The problem is that unlike so many other far healthier industries, the banks have no effective competition. Microsoft is kept in check by Apple and increasingly Google. Warner, EMI and Sony are battling it out with the digital download phenomena. Tesco has to watch out for Sainsburys, M&S and Waitrose. Even the BBC has to keep something of an eye on ITV and Channel 4.

Banks don’t have the self-righting mechanism of genuine competition. It’s become a cosy club where customers are simply the supplier of money for banks to punt in their casino operations, politely called ‘investment banking’.

Meanwhile, Zopa – the world’s first online peer-to-peer lending marketplace – passes the £50 million of loans milestone and does 40% of that in just this year alone. Compared to the banks the numbers are of course tiny, but the pace of growth is quite remarkable.

Could Zopa become the first real competitive pressure banks feel to put their customers more at the centre of what they do? I think so. And that would be good for all of us – even ultimately the banks themselves. Imagine a world in which people liked their bank…

But when I have suggested this to one or two bankers in charge of strategy for a couple of the big banks, they laugh – out loud.

They are amused because in their eyes, peer-to-peer finance is so small, they think it doesn’t even warrant thinking about.
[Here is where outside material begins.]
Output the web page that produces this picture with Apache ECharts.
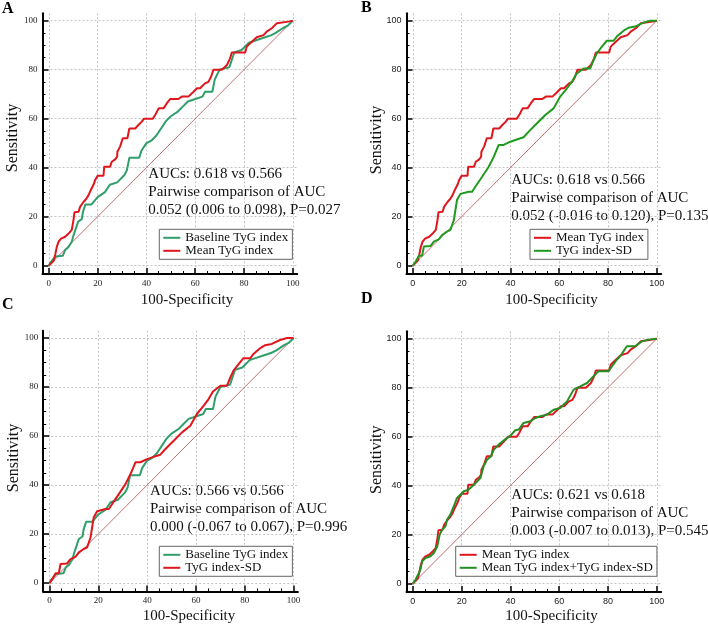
<!DOCTYPE html>
<html>
<head>
<meta charset="utf-8">
<script src="https://cdn.jsdelivr.net/npm/echarts@6/dist/echarts.min.js"></script>
<style>
  html, body { margin: 0; padding: 0; background: #fff; }
  #chart { width: 708px; height: 626px; }
</style>
</head>
<body>
<div id="chart"></div>
<script>
// ROC curves, [100-Specificity, Sensitivity]
var meanTyG = [[0,0],[2,2],[2.6,4.4],[3.3,7.8],[4,9.8],[5,11],[6.7,11.8],[8,13],[9.4,14.6],[10.1,18.6],[10.5,21.8],[12.2,22],[12.8,24],[14.2,26],[15.3,27.2],[16.3,28.8],[17.2,30.9],[18.3,33],[19,35],[20,36.7],[22.4,36.7],[22.7,40.4],[25.1,40.4],[25.8,42.4],[27.2,43.4],[28,44.5],[28.1,46.5],[29.2,48.6],[30.3,52],[32.2,52],[33,56],[35.4,56],[36.7,57.4],[38.1,58.8],[39,60],[42.6,60],[43.6,61.5],[45,64.2],[47,64.2],[48.4,66.3],[49.7,68],[53.1,68],[54.5,69],[57.2,69],[59.3,71],[60.7,72.4],[62,72.4],[64,74.4],[65.4,75],[66.5,77.1],[67.5,80],[70.9,80],[73,81.9],[74.3,84.6],[75,87],[80.5,87],[81.1,89.4],[83.2,91.4],[85.2,93.2],[88,94.1],[89.3,95.5],[91.4,96.9],[93.4,98.9],[98.2,99.6],[100,100]];
var baselineTyG = [[0,0],[0.5,1],[1.2,1.6],[2.6,3.7],[5.7,4],[6.7,6.4],[8,7.5],[9.4,9.8],[10,12],[12,18],[13.5,19],[14,22],[15,25],[17.5,25],[20,28],[23,30],[25,33],[28,34],[31,37],[32,39],[33,44],[37,44],[38,47],[40,50],[42,51],[44,53],[46,56],[48,59],[50,61],[53,63],[55,65],[57,67],[60,68],[63,69],[64,71],[67,71],[68,76],[70,80],[74,81],[76,87],[79,88],[82,91],[85,92],[88,93],[91,94],[93,95],[96,97],[98,98],[100,100]];
var tygSD = [[0,0],[1.1,1.6],[1.8,2.3],[2.5,4],[3.8,4],[4.5,7.8],[7.2,8],[8.6,9.8],[10.6,10.7],[12,12.5],[14,13.9],[15.4,14.6],[16.8,18.6],[18.1,26.8],[19.5,29.3],[22.9,30.2],[24.3,30.2],[25.6,32.2],[28.4,36.3],[31.1,40.4],[33.2,44.5],[35.2,49.3],[37.2,49.3],[40,50.6],[42,51.3],[45.4,52.4],[47.5,54.7],[50.9,58.1],[54.3,61.5],[57.7,64.2],[60.4,69],[63.2,72.4],[65.2,75.1],[67,78.2],[70,80.5],[72.7,80.5],[74.1,83.9],[75.4,86.7],[77.5,89.4],[79.5,91.8],[82.3,91.8],[83.6,93.5],[86.4,95.9],[88.4,97.1],[91.1,97.6],[94.5,99.2],[97.3,100],[100,100]];
var meanPlusSD = [[0,0],[1.1,1.6],[1.8,3],[3.1,5.7],[3.8,9.1],[5.2,10.5],[7.2,11.2],[8.6,12.5],[10,15.2],[11,20],[12,22],[13.4,23.4],[14,26.1],[15.4,28.2],[16.8,31.6],[18.1,35],[19.5,36.3],[20.9,37.7],[22.9,38.4],[25,40.4],[27.7,43.1],[29,47.9],[30.4,50.6],[32,52],[33.2,54.7],[35.9,57.4],[38,59],[40,60.4],[42,62.6],[43.4,62.9],[45.4,65.6],[48.2,66.3],[50.2,67.6],[52.3,68.3],[55,69],[57.7,71],[60.4,71.7],[63.2,74.4],[65.9,79.2],[68.6,80.5],[71.4,81.9],[74,84.6],[76.1,86.7],[80.2,86.7],[81.6,88.7],[83.6,91.4],[85,92.8],[87.7,96.9],[91.1,96.9],[93.9,98.9],[96.6,99.6],[100,100]];
var diagonal = [[0,0],[100,100]];

var majorTicks = [0, 20, 40, 60, 80, 100];
var minorTicks = [5, 10, 15, 25, 30, 35, 45, 50, 55, 65, 70, 75, 85, 90, 95];

var aucTextA = ['AUCs: 0.618 vs 0.566', 'Pairwise comparison of AUC', '0.052 (0.006 to 0.098), P=0.027'];
var aucTextB = ['AUCs: 0.618 vs 0.566', 'Pairwise comparison of AUC', '0.052 (-0.016 to 0.120), P=0.135'];
var aucTextC = ['AUCs: 0.566 vs 0.566', 'Pairwise comparison of AUC', '0.000 (-0.067 to 0.067), P=0.996'];
var aucTextD = ['AUCs: 0.621 vs 0.618', 'Pairwise comparison of AUC', '0.003 (-0.007 to 0.013), P=0.545'];

var SERIF = "'Liberation Serif', 'DejaVu Serif', serif";
var SANS = "'Liberation Sans', Arial, sans-serif";
var RED = '#e0161d';
var TEAL = '#2f9e6a';
var GREEN = '#1f9a1f';
var DKGREEN = '#248f24';

var GW = 254.7, GH = 260.7;

var panels = [
    {letter: 'A', left: 42.5, top: 13.3, tickFont: SERIF, text: aucTextA, textPos: [148.3, 174.5],
        legendPos: [159.3, 229.3], letterPos: [2, 8.5], yTitle: [12.3, 138], xTitle: [187, 300],
        curves: [{name: 'Baseline TyG index', data: baselineTyG, color: TEAL},
                 {name: 'Mean TyG index', data: meanTyG, color: RED}]},
    {letter: 'B', left: 406.5, top: 13.3, tickFont: SANS, text: aucTextB, textPos: [511.3, 180.5],
        legendPos: [530, 229.3], letterPos: [361, 8], yTitle: [376.3, 140], xTitle: [551.5, 300],
        curves: [{name: 'Mean TyG index', data: meanTyG, color: RED},
                 {name: 'TyG index-SD', data: tygSD, color: GREEN}]},
    {letter: 'C', left: 43.2, top: 330.7, tickFont: SERIF, text: aucTextC, textPos: [150, 491.5],
        legendPos: [159.3, 546.3], letterPos: [2, 305], yTitle: [13.3, 458], xTitle: [189, 616],
        curves: [{name: 'Baseline TyG index', data: baselineTyG, color: TEAL},
                 {name: 'TyG index-SD', data: tygSD, color: RED}]},
    {letter: 'D', left: 406.5, top: 331.3, tickFont: SANS, text: aucTextD, textPos: [511.3, 495],
        legendPos: [455.7, 546.3], letterPos: [361, 299], yTitle: [376.3, 459.7], xTitle: [551.5, 616],
        curves: [{name: 'Mean TyG index', data: meanTyG, color: RED},
                 {name: 'Mean TyG index+TyG index-SD', data: meanPlusSD, color: DKGREEN}]}
];

function mainAxis(idx, p, isX) {
    return {
        gridIndex: idx, type: 'value',
        min: isX ? -2.6 : -3.4, max: isX ? 101.8 : 103,
        axisLine: {show: true, onZero: false, lineStyle: {color: '#000', width: 2}},
        axisTick: {show: true, inside: true, length: 6, customValues: majorTicks, lineStyle: {color: '#000', width: 1.5}},
        axisLabel: {customValues: majorTicks, margin: 5, fontSize: 9, fontFamily: p.tickFont, color: '#222'},
        splitLine: {show: true, lineStyle: {color: '#c4c4c4', width: 1, type: [2, 2]}}
    };
}

function minorAxis(idx, isX) {
    return {
        gridIndex: idx, type: 'value',
        min: isX ? -2.6 : -3.4, max: isX ? 101.8 : 103,
        axisLine: {show: false, onZero: false},
        axisTick: {show: true, inside: true, length: 3, customValues: minorTicks, lineStyle: {color: '#000', width: 1}},
        axisLabel: {show: false},
        splitLine: {show: false}
    };
}

var grids = [], xAxes = [], yAxes = [], series = [], legends = [], graphics = [];

panels.forEach(function (p, i) {
    grids.push({left: p.left, top: p.top, width: GW, height: GH});
    xAxes.push(mainAxis(i, p, true));
    yAxes.push(mainAxis(i, p, false));
});
// second set of grids for the small ticks
panels.forEach(function (p, i) {
    grids.push({left: p.left, top: p.top, width: GW, height: GH});
    xAxes.push(minorAxis(i + 4, true));
    yAxes.push(minorAxis(i + 4, false));
});

panels.forEach(function (p, i) {
    series.push({
        type: 'line', xAxisIndex: i, yAxisIndex: i, data: diagonal, symbol: 'none', silent: true,
        lineStyle: {color: '#c46e6e', width: 1}, z: 1
    });
    p.curves.forEach(function (c) {
        series.push({
            name: c.name, type: 'line', xAxisIndex: i, yAxisIndex: i, data: c.data,
            symbol: 'none', silent: true, color: c.color,
            lineStyle: {color: c.color, width: 2}
        });
    });

    legends.push({
        orient: 'vertical', left: p.legendPos[0], top: p.legendPos[1],
        padding: [2, 4, 2, 4], itemGap: 0, itemWidth: 17, itemHeight: 2, icon: 'rect',
        borderColor: '#666', borderWidth: 1, backgroundColor: '#fff', selectedMode: false,
        textStyle: {fontFamily: SERIF, fontSize: 13, lineHeight: 12, color: '#111'},
        data: p.curves.map(function (c) {
            return {name: c.name, itemStyle: {color: c.color}};
        })
    });

    p.text.forEach(function (line, k) {
        graphics.push({
            type: 'text', x: p.textPos[0], y: p.textPos[1] + k * 18,
            style: {text: line, fontFamily: SERIF, fontSize: 15, fill: '#111', align: 'left', verticalAlign: 'middle'}
        });
    });

    graphics.push({
        type: 'text', x: p.letterPos[0], y: p.letterPos[1],
        style: {text: p.letter, fontFamily: SERIF, fontSize: 16, fontWeight: 'bold', fill: '#000', align: 'left', verticalAlign: 'middle'}
    });
    graphics.push({
        type: 'text', x: p.yTitle[0], y: p.yTitle[1], rotation: Math.PI / 2,
        style: {text: 'Sensitivity', fontFamily: SERIF, fontSize: 16, fill: '#111', align: 'center', verticalAlign: 'middle'}
    });
    graphics.push({
        type: 'text', x: p.xTitle[0], y: p.xTitle[1],
        style: {text: '100-Specificity', fontFamily: SERIF, fontSize: 15, fill: '#111', align: 'center', verticalAlign: 'middle'}
    });
});

var chart = echarts.init(document.getElementById('chart'), null, {renderer: 'canvas'});
chart.setOption({
    backgroundColor: '#fff',
    animation: false,
    grid: grids,
    xAxis: xAxes,
    yAxis: yAxes,
    legend: legends,
    series: series,
    graphic: graphics
});
</script>
</body>
</html>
When I made the point that P2P finance is growing fast and that every new phenomena had to start somewhere (iPods etc) there is a chilling response. In hushed, conspiratorial tones they say, “If Zopa ever gets big enough to matter, we will just undercut it on price for as long as it takes to kill it off, then get back to normal. Simple.”

As memories of British Airways v Laker and then Virgin Atlantic come rushing back, I feel room for optimism by remembering another new kid on the block, much closer to Zopa in many ways, and one that every big retailer laughed at in their early years – eBay.

It took them many years, but they have now not only revolutionised the second hand goods industry, they are the largest retailer in the world.